Funny he should mention “preserved,” as King Cheese was installed in a White House vestibule upon arrival… and sat there. For years. Some say they were simply letting the cheese age, but I suspect Jackson told the staff to leave the cheddar in a safe place until another patriotic American sent him a box of giant crackers.

Leave it they did, until there were just ten days left in Jackson’s term. By then, Jackson had done more or less everything he’d set out to do: he’d beaten back the nullification crisis in South Carolina, retired almost all of the national debt, shut down the Bank of the United States, pushed thousands and thousands of Native Americans off US land and beaten the crap out of a would-be assassin. And then somebody was pacing the White House and oh crap, there’s a huge wheel of cheese just sitting here, what are we gonna do with it?

And after the staff got through a few rounds of “well, I’m not gonna eat that,” they decided to foist the wheel formerly known as cheddar on the public. Mice and destitute college students were thrilled; police in D.C. groaned, remembering the public emergency that was Jackson’s last public bash, Inauguration Day 1829. Things got, as they say, a little out of hand; thousands of people showed up, got drunk and broke stuff. Even the normally fearless Jackson was rattled and fled the mansion for fear he’d be trampled to death. Things only calmed down when they moved the whiskey outside.

You’d think someone would’ve reminded Jackson of this fiasco, but there he was, eight years later, doing the same damn thing again.
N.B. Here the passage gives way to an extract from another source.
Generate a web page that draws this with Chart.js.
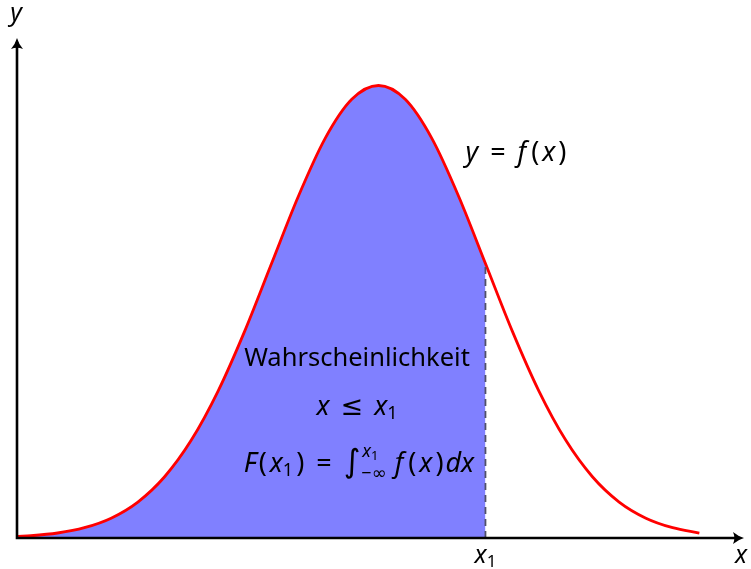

And, sure enough, the second verse was the same as the first, with ten thousand people swarming into the Executive Mansion, breaking everything in sight and wolfing down cheese at a rate of seven hundred pounds an hour. The masses also managed to smear cheese into the carpet and onto the walls. I’m sure they were grounded when they got home, but by then it was too late, really.

Then it was over, the cheese party and the Age of Jackson. Poor Martin Van Buren, who had worked for years for a shot at the presidency, had to start his term in a smelly, ransacked White House auctioning off several hundreds pounds of his predecessor’s cheese. Then came the Panic of 1837, which lasted for years and pretty much ruined his administration before it had even begun. Be careful what you wish for.